[Rows from a dataset of charts and code]
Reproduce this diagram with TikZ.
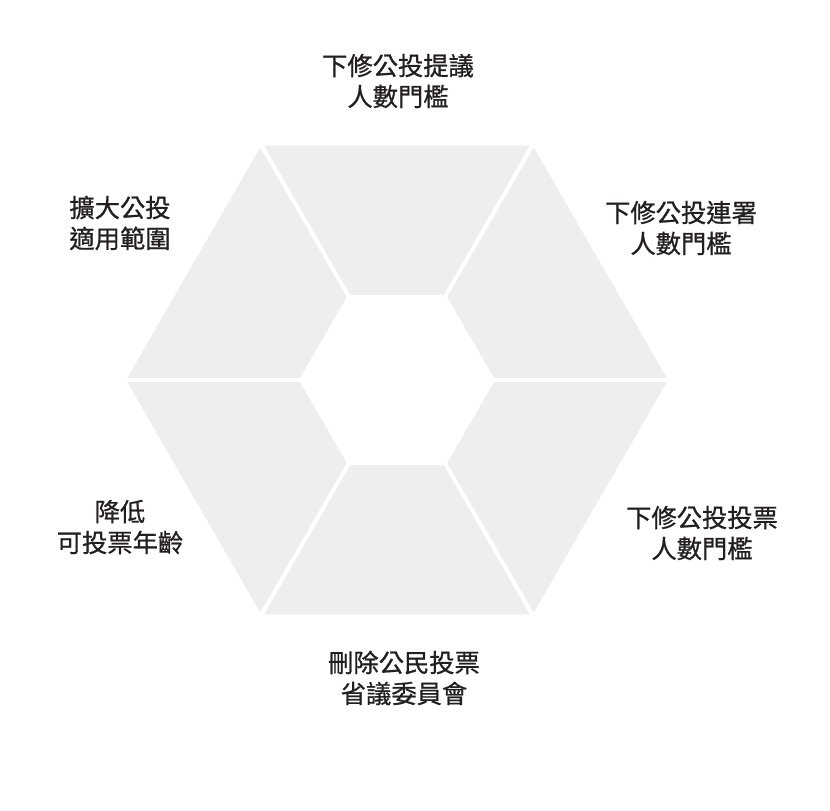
\documentclass[tikz,border=0pt]{standalone}
\usepackage{fontspec}
\setmainfont[FakeBold=0.8]{Noto Sans CJK TC}
\usetikzlibrary{calc}
\definecolor{hexgray}{HTML}{EEEEEE}
\definecolor{labelink}{HTML}{231F20}
\tikzset{
  label text/.style={align=center, text=labelink, font=\fontsize{14.4}{17.6}\selectfont, inner sep=0pt},
  gap line/.style={white, line width=2.3pt}
}
\begin{document}
\begin{tikzpicture}[x=0.02cm, y=-0.02cm]
\useasboundingbox (0,0) rectangle (830,810);
% Hexagon
\coordinate (c) at (397,380);
\fill[hexgray] ($(c)+(0:271)$) \foreach \a in {60,120,...,300} {-- ($(c)+(\a:271)$)} -- cycle;
\fill[white] ($(c)+(0:98)$) \foreach \a in {60,120,...,300} {-- ($(c)+(\a:98)$)} -- cycle;

% Gaps
\foreach \a in {0,60,...,300}
  \draw[gap line] ($(c)+(\a:96)$) -- ($(c)+(\a:274)$);

% Labels
\node[label text] (top) at (398,81) {下修公投提議\\人數門檻};
\node[label text] (topright) at (681,228) {下修公投連署\\人數門檻};
\node[label text] (botright) at (702,533) {下修公投投票\\人數門檻};
\node[label text] (bot) at (404,678) {刪除公民投票\\省議委員會};
\node[label text] (botleft) at (120,527) {降低\\可投票年齡};
\node[label text] (topleft) at (120,223) {擴大公投\\適用範圍};
\end{tikzpicture}
\end{document}
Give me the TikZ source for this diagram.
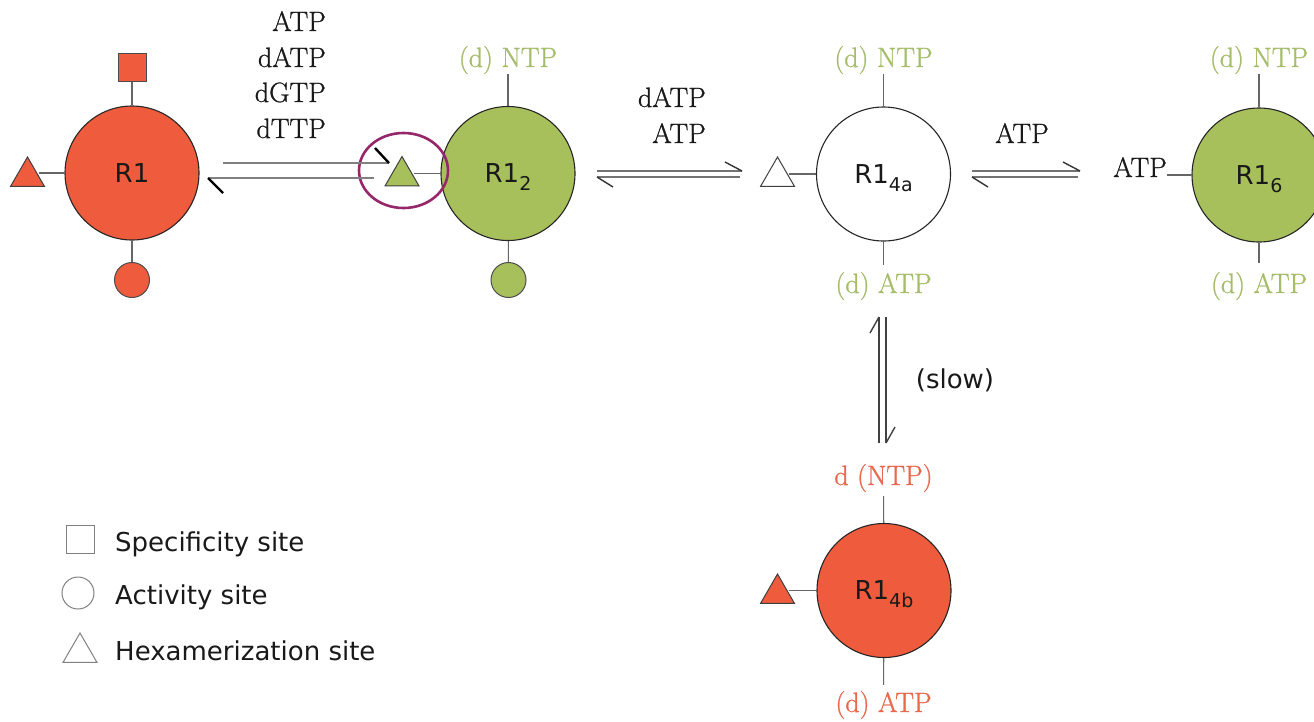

#### WRITTEN REQUEST:
Copy the records above exactly. The pictures are not part of the copy.

#### EXERCISE RESPONSE:
Reproduce this diagram with TikZ.
\documentclass[tikz,border=0pt]{standalone}
\usepackage{fontspec}
\setmainfont[FakeBold=0.8]{Noto Sans CJK TC}
\usetikzlibrary{calc}
\definecolor{hexgray}{HTML}{EEEEEE}
\definecolor{labelink}{HTML}{231F20}
\tikzset{
  label text/.style={align=center, text=labelink, font=\fontsize{14.4}{17.6}\selectfont, inner sep=0pt},
  gap line/.style={white, line width=2.3pt}
}
\begin{document}
\begin{tikzpicture}[x=0.02cm, y=-0.02cm]
\useasboundingbox (0,0) rectangle (830,810);
% Hexagon
\coordinate (c) at (397,380);
\fill[hexgray] ($(c)+(0:271)$) \foreach \a in {60,120,...,300} {-- ($(c)+(\a:271)$)} -- cycle;
\fill[white] ($(c)+(0:98)$) \foreach \a in {60,120,...,300} {-- ($(c)+(\a:98)$)} -- cycle;

% Gaps
\foreach \a in {0,60,...,300}
  \draw[gap line] ($(c)+(\a:96)$) -- ($(c)+(\a:274)$);

% Labels
\node[label text] (top) at (398,81) {下修公投提議\\人數門檻};
\node[label text] (topright) at (681,228) {下修公投連署\\人數門檻};
\node[label text] (botright) at (702,533) {下修公投投票\\人數門檻};
\node[label text] (bot) at (404,678) {刪除公民投票\\省議委員會};
\node[label text] (botleft) at (120,527) {降低\\可投票年齡};
\node[label text] (topleft) at (120,223) {擴大公投\\適用範圍};
\end{tikzpicture}
\end{document}
Give me the TikZ source for this diagram.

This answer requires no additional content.